» What needs to be done:
Write out the material exactly, leaving every picture behind.

» Information provided:
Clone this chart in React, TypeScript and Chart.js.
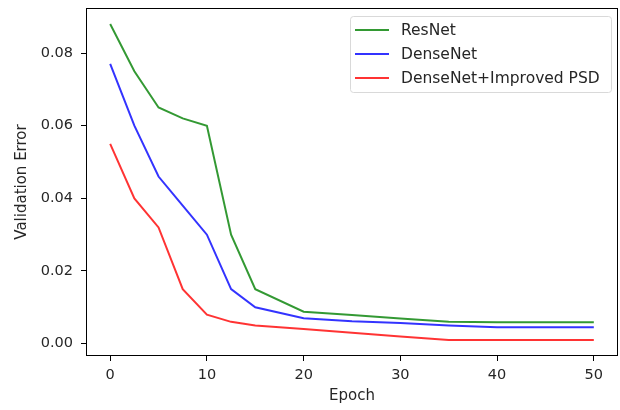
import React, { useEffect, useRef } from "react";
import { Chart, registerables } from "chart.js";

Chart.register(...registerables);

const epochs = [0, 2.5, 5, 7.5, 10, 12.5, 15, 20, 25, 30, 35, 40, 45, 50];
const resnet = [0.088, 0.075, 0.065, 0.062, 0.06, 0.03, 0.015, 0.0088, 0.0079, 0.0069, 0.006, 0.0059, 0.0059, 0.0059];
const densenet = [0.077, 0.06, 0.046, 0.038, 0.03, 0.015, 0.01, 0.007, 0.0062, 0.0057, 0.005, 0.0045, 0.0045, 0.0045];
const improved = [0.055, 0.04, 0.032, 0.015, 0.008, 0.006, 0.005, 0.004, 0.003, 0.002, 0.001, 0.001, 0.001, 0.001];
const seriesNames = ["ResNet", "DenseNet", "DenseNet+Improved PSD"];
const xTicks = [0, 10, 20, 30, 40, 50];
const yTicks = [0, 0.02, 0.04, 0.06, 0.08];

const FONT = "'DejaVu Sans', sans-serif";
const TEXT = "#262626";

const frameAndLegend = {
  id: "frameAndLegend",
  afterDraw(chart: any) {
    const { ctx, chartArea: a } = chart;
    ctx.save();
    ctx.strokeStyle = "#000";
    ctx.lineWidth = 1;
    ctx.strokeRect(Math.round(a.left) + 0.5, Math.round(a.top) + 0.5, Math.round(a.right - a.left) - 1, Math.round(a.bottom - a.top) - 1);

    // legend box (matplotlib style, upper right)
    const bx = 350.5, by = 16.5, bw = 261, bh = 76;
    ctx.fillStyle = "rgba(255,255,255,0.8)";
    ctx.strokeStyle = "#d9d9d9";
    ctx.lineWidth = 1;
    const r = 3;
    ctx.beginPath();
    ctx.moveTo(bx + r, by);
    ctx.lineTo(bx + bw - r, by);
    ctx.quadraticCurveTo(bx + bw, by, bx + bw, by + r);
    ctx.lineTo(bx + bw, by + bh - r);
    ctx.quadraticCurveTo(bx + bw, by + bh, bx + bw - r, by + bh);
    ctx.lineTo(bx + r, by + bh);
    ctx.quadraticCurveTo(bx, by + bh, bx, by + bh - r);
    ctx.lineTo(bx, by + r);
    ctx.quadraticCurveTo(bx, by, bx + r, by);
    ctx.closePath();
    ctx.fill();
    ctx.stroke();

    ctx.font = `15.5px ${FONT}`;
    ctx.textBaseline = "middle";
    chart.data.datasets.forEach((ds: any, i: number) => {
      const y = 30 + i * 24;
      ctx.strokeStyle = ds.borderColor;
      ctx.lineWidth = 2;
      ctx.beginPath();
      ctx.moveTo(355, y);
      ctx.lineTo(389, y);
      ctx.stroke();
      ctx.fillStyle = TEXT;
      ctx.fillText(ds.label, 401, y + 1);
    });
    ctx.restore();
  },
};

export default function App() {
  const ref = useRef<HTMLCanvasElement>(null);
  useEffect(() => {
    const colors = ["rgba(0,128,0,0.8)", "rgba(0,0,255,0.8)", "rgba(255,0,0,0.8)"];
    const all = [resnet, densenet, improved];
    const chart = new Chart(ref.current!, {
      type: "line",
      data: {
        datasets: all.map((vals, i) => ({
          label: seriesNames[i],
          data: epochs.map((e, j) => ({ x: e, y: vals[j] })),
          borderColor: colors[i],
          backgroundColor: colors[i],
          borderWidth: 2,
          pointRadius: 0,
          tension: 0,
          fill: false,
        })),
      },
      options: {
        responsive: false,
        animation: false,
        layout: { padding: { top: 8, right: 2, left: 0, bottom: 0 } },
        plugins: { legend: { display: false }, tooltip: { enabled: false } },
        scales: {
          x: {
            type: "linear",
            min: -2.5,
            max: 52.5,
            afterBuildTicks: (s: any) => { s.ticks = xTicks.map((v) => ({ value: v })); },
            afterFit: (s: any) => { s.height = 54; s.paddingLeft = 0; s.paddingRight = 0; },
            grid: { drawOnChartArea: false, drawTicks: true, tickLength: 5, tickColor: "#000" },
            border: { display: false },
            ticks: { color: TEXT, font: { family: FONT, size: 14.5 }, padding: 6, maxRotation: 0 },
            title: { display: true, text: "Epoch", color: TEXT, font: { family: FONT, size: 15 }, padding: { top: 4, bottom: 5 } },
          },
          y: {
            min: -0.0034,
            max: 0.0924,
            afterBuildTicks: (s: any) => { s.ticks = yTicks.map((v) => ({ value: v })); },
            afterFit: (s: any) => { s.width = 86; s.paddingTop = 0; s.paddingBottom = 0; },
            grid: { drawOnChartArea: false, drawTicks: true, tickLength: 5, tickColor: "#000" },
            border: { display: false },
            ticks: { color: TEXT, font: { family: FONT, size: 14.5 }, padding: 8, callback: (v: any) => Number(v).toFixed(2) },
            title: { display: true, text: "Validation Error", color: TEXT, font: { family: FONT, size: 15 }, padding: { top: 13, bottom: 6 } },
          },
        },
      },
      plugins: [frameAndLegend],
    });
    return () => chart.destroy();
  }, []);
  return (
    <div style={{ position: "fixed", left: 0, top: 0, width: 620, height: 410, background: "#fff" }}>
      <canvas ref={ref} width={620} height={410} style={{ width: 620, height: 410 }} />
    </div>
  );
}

» Correct output:
Clone this chart in React, TypeScript and Chart.js.
import React, { useEffect, useRef } from "react";
import { Chart, registerables } from "chart.js";

Chart.register(...registerables);

const epochs = [0, 2.5, 5, 7.5, 10, 12.5, 15, 20, 25, 30, 35, 40, 45, 50];
const resnet = [0.088, 0.075, 0.065, 0.062, 0.06, 0.03, 0.015, 0.0088, 0.0079, 0.0069, 0.006, 0.0059, 0.0059, 0.0059];
const densenet = [0.077, 0.06, 0.046, 0.038, 0.03, 0.015, 0.01, 0.007, 0.0062, 0.0057, 0.005, 0.0045, 0.0045, 0.0045];
const improved = [0.055, 0.04, 0.032, 0.015, 0.008, 0.006, 0.005, 0.004, 0.003, 0.002, 0.001, 0.001, 0.001, 0.001];
const seriesNames = ["ResNet", "DenseNet", "DenseNet+Improved PSD"];
const xTicks = [0, 10, 20, 30, 40, 50];
const yTicks = [0, 0.02, 0.04, 0.06, 0.08];

const FONT = "'DejaVu Sans', sans-serif";
const TEXT = "#262626";

const frameAndLegend = {
  id: "frameAndLegend",
  afterDraw(chart: any) {
    const { ctx, chartArea: a } = chart;
    ctx.save();
    ctx.strokeStyle = "#000";
    ctx.lineWidth = 1;
    ctx.strokeRect(Math.round(a.left) + 0.5, Math.round(a.top) + 0.5, Math.round(a.right - a.left) - 1, Math.round(a.bottom - a.top) - 1);

    // legend box (matplotlib style, upper right)
    const bx = 350.5, by = 16.5, bw = 261, bh = 76;
    ctx.fillStyle = "rgba(255,255,255,0.8)";
    ctx.strokeStyle = "#d9d9d9";
    ctx.lineWidth = 1;
    const r = 3;
    ctx.beginPath();
    ctx.moveTo(bx + r, by);
    ctx.lineTo(bx + bw - r, by);
    ctx.quadraticCurveTo(bx + bw, by, bx + bw, by + r);
    ctx.lineTo(bx + bw, by + bh - r);
    ctx.quadraticCurveTo(bx + bw, by + bh, bx + bw - r, by + bh);
    ctx.lineTo(bx + r, by + bh);
    ctx.quadraticCurveTo(bx, by + bh, bx, by + bh - r);
    ctx.lineTo(bx, by + r);
    ctx.quadraticCurveTo(bx, by, bx + r, by);
    ctx.closePath();
    ctx.fill();
    ctx.stroke();

    ctx.font = `15.5px ${FONT}`;
    ctx.textBaseline = "middle";
    chart.data.datasets.forEach((ds: any, i: number) => {
      const y = 30 + i * 24;
      ctx.strokeStyle = ds.borderColor;
      ctx.lineWidth = 2;
      ctx.beginPath();
      ctx.moveTo(355, y);
      ctx.lineTo(389, y);
      ctx.stroke();
      ctx.fillStyle = TEXT;
      ctx.fillText(ds.label, 401, y + 1);
    });
    ctx.restore();
  },
};

export default function App() {
  const ref = useRef<HTMLCanvasElement>(null);
  useEffect(() => {
    const colors = ["rgba(0,128,0,0.8)", "rgba(0,0,255,0.8)", "rgba(255,0,0,0.8)"];
    const all = [resnet, densenet, improved];
    const chart = new Chart(ref.current!, {
      type: "line",
      data: {
        datasets: all.map((vals, i) => ({
          label: seriesNames[i],
          data: epochs.map((e, j) => ({ x: e, y: vals[j] })),
          borderColor: colors[i],
          backgroundColor: colors[i],
          borderWidth: 2,
          pointRadius: 0,
          tension: 0,
          fill: false,
        })),
      },
      options: {
        responsive: false,
        animation: false,
        layout: { padding: { top: 8, right: 2, left: 0, bottom: 0 } },
        plugins: { legend: { display: false }, tooltip: { enabled: false } },
        scales: {
          x: {
            type: "linear",
            min: -2.5,
            max: 52.5,
            afterBuildTicks: (s: any) => { s.ticks = xTicks.map((v) => ({ value: v })); },
            afterFit: (s: any) => { s.height = 54; s.paddingLeft = 0; s.paddingRight = 0; },
            grid: { drawOnChartArea: false, drawTicks: true, tickLength: 5, tickColor: "#000" },
            border: { display: false },
            ticks: { color: TEXT, font: { family: FONT, size: 14.5 }, padding: 6, maxRotation: 0 },
            title: { display: true, text: "Epoch", color: TEXT, font: { family: FONT, size: 15 }, padding: { top: 4, bottom: 5 } },
          },
          y: {
            min: -0.0034,
            max: 0.0924,
            afterBuildTicks: (s: any) => { s.ticks = yTicks.map((v) => ({ value: v })); },
            afterFit: (s: any) => { s.width = 86; s.paddingTop = 0; s.paddingBottom = 0; },
            grid: { drawOnChartArea: false, drawTicks: true, tickLength: 5, tickColor: "#000" },
            border: { display: false },
            ticks: { color: TEXT, font: { family: FONT, size: 14.5 }, padding: 8, callback: (v: any) => Number(v).toFixed(2) },
            title: { display: true, text: "Validation Error", color: TEXT, font: { family: FONT, size: 15 }, padding: { top: 13, bottom: 6 } },
          },
        },
      },
      plugins: [frameAndLegend],
    });
    return () => chart.destroy();
  }, []);
  return (
    <div style={{ position: "fixed", left: 0, top: 0, width: 620, height: 410, background: "#fff" }}>
      <canvas ref={ref} width={620} height={410} style={{ width: 620, height: 410 }} />
    </div>
  );
}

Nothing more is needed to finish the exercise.